Dangerous Neighbors

Towering Inferno

Mary Spicuzza
Metro Santa Cruz, 1998

Human instinct dictates that we pull a hand from a hot stove, but none of the above proves that instinct isn't everything when it comes to the fires of desire. Its Broadway Playhouse show, Dangerous Neighbors: Inferno of Love, shows the hilarious hell of the bizarre self-flagellation known as amore.

A comedic tour de dysfunction, this series of one-act plays owes much of its success to playwright/actor Bill Burman. He flexes his creative muscles with themes ranging from the scheming seductions of librarian Ethel Pratt as she builds her Dewey decimal-coded empire to the ill-fated romantics of "Love on the Hindenburg." Toss in trailer-park passions, Satan, desperate bachelors, and a painter of one-legged French prostitutes – let's just say it's much more fun than a typical theatrical evening.

With the exception of "Fastfood Ubermensh," a high-quality monologue devoted to the downfall of the cheap eats industry, each segment poetically illustrates the ridiculous things people do in the name of love.
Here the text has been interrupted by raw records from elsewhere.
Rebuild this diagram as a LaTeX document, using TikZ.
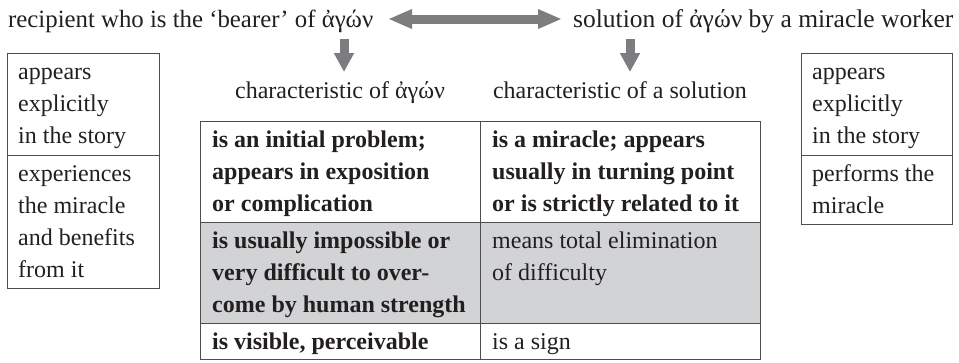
\documentclass[tikz,border=0pt]{standalone}
\usepackage{fontspec}
\setmainfont{Liberation Serif}
\usetikzlibrary{arrows.meta,calc}
\definecolor{arrowgray}{RGB}{125,125,128}
\definecolor{linegray}{RGB}{77,77,79}
\definecolor{cellgray}{RGB}{210,211,213}
\definecolor{inkcol}{RGB}{35,31,32}
\tikzset{
  toptext/.style={inner sep=0pt, anchor=base west, text=inkcol, font=\fontsize{24.8}{30}\selectfont},
  subtext/.style={inner sep=0pt, anchor=base, text=inkcol, font=\fontsize{24}{28}\selectfont},
  cellbox/.style={draw=linegray, line width=1.3pt, inner sep=0pt, anchor=north west},
  celltext/.style={inner sep=0pt, anchor=north west, align=left, text=inkcol, font=\fontsize{24}{32}\selectfont},
  boldtext/.style={celltext, font=\fontsize{24}{32}\selectfont\bfseries},
  bigarrow/.style={draw=arrowgray, line width=9pt, {Triangle[length=24pt,width=18pt]}-{Triangle[length=24pt,width=18pt]}},
  downarrow/.style={draw=arrowgray, line width=9pt, -{Triangle[length=19pt,width=19pt]}},
}
\begin{document}
\begin{tikzpicture}[x=1pt,y=-1pt]
\useasboundingbox (0,0) rectangle (959,362);
% top texts
\node[toptext] (rec) at (8,27) {recipient who is the ‘bearer’ of ἀγών};
\node[toptext, font=\fontsize{25.5}{30}\selectfont] (sol) at (573,27) {solution of ἀγών by a miracle worker};
\coordinate (da1) at (388,19);
\coordinate (da2) at (562,19);
\draw[bigarrow] (da1) -- (da2);
% subtitles
\node[subtext] (sub1) at (340,98) {characteristic of ἀγών};
\node[subtext] (sub2) at (620,98) {characteristic of a solution};
\coordinate (d1s) at (344,39);
\coordinate (d1e) at (344,72);
\coordinate (d2s) at (630,39);
\coordinate (d2e) at (630,72);
\draw[downarrow] (d1s) -- (d1e);
\draw[downarrow] (d2s) -- (d2e);
% left box
\node[cellbox, minimum width=152pt, minimum height=102pt] (lb1) at (7,53) {};
\node[cellbox, minimum width=152pt, minimum height=133pt] (lb2) at (7,155) {};
\node[celltext] (lt1) at ($(lb1.north west)+(11,3.6)$) {\strut appears\\explicitly\\in the story};
\node[celltext] (lt2) at ($(lb2.north west)+(11,3.6)$) {\strut experiences\\the miracle\\and benefits\\from it};
% right box
\node[cellbox, minimum width=151pt, minimum height=102pt] (rb1) at (801,53) {};
\node[cellbox, minimum width=151pt, minimum height=69pt] (rb2) at (801,155) {};
\node[celltext] (rt1) at ($(rb1.north west)+(11,3.6)$) {\strut appears\\explicitly\\in the story};
\node[celltext] (rt2) at ($(rb2.north west)+(11,3.6)$) {\strut performs the\\miracle};
% table
\node[cellbox, minimum width=280pt, minimum height=101pt] (c11) at (200,121) {};
\node[cellbox, minimum width=280pt, minimum height=101pt] (c12) at (480,121) {};
\node[cellbox, fill=cellgray, minimum width=280pt, minimum height=101pt] (c21) at (200,222) {};
\node[cellbox, fill=cellgray, minimum width=280pt, minimum height=101pt] (c22) at (480,222) {};
\node[cellbox, minimum width=280pt, minimum height=36pt] (c31) at (200,323) {};
\node[cellbox, minimum width=280pt, minimum height=36pt] (c32) at (480,323) {};
\node[boldtext] (t11) at ($(c11.north west)+(12,3.6)$) {\strut is an initial problem;\\appears in exposition\\or complication};
\node[boldtext] (t12) at ($(c12.north west)+(12,3.6)$) {\strut is a miracle; appears\\usually in turning point\\or is strictly related to it};
\node[boldtext] (t21) at ($(c21.north west)+(12,3.6)$) {\strut is usually impossible or\\very difficult to over-\\come by human strength};
\node[celltext] (t22) at ($(c22.north west)+(12,3.6)$) {\strut means total elimination\\of difficulty};
\node[boldtext] (t31) at ($(c31.north west)+(12,3.6)$) {\strut is visible, perceivable};
\node[celltext] (t32) at ($(c32.north west)+(12,3.6)$) {\strut is a sign};
\end{tikzpicture}
\end{document}
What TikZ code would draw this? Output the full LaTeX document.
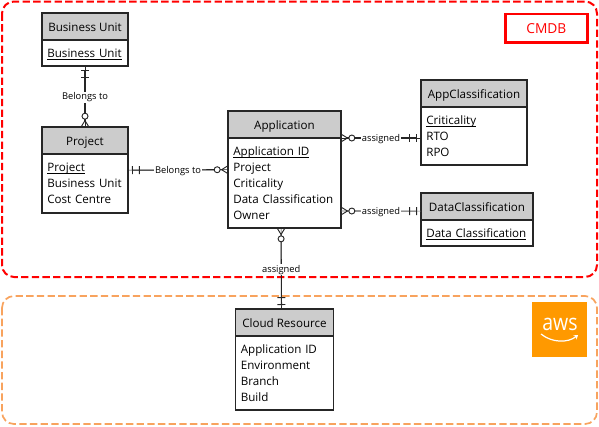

Besides excellent dialogue, Inferno stands out for stellar performances by all seven actors – especially producer Eric Conly. The simple sets allow for smooth flow from one wonderfully twisted scenario to the next, and add to the shows's instinctual charm.

At the end of two hours of laughter comes the satisfaction of having witnessed genuiune local talent – and the comforting knowledge that everyone is equally ensnared in love's eternal damnation.